Oral
in
Workshop: Third Workshop on Efficient Natural Language and Speech Processing (ENLSP-III): Towards the Future of Large Language Models and their Emerging Descendants
[Paper-Oral 2] MatFormer: Nested Transformer for Elastic Inference
Fnu Devvrit · Sneha Kudugunta · Aditya Kusupati · Tim Dettmers · Kaifeng Chen · Inderjit Dhillon · Yulia Tsvetkov · Hanna Hajishirzi · Sham Kakade · Ali Farhadi · Prateek Jain
Transformer models are deployed in a wide range of settings, from multi-accelerator clusters to standalone mobile phones. The diverse inference constraints in these scenarios necessitate practitioners to train foundation models such as PaLM 2 & Llama as a series of models of varying sizes. Due to significant training costs, only a select few model sizes are trained and supported, limiting more fine-grained control over relevant tradeoffs (latency, cost, accuracy). We introduce MatFormer, a nested Transformer architecture designed to offer elasticity in a variety of deployment constraints. Each Feed Forward Network (FFN) block of a MatFormer model is jointly optimized with a few nested smaller FFN blocks.
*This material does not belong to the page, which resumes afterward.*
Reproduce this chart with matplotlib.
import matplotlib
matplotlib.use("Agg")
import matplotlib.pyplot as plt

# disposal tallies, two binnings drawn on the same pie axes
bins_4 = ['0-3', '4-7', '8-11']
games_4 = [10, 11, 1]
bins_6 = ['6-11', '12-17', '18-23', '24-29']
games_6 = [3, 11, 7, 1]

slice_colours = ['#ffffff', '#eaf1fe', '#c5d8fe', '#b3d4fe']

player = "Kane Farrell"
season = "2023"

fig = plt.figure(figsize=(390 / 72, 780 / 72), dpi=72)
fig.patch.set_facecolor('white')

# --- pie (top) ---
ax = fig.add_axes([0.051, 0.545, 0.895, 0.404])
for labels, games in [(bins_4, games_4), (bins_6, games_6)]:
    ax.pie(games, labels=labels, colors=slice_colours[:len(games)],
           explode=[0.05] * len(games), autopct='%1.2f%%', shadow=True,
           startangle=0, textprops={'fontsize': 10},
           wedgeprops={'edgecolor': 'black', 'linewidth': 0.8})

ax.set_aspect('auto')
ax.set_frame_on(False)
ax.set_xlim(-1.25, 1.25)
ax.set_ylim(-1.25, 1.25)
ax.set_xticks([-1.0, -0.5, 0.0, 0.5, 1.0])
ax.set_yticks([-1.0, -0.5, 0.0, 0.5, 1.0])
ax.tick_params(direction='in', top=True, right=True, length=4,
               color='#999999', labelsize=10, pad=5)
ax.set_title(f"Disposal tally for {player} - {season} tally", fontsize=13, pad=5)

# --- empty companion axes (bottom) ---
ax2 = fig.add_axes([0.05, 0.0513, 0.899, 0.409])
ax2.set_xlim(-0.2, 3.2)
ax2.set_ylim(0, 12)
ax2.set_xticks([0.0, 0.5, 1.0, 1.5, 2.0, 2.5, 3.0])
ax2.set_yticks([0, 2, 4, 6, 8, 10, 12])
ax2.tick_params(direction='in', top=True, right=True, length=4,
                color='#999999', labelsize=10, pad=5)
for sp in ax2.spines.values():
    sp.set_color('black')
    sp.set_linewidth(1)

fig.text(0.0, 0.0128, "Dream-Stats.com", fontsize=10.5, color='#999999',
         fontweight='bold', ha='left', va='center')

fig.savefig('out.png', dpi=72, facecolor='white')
This allows for the Mix'n'Match of model granularities across layers -- i.e., a trained universal MatFormer model enables extraction of hundreds of accurate smaller models which were never explicitly optimized. We empirically demonstrate MatFormer's effectiveness for decoder only language modeling and find that a 2.6B decoder-only MatFormer language model (MatLM) allows us to extract smaller models spanning from 1.5B to 2.6B, each exhibiting comparable validation loss and one-shot downstream evaluations to their independently trained counterparts. Finally, we showcase that speculative decoding with the accurate and consistent submodels extracted from MatFormer can further reduce inference latency.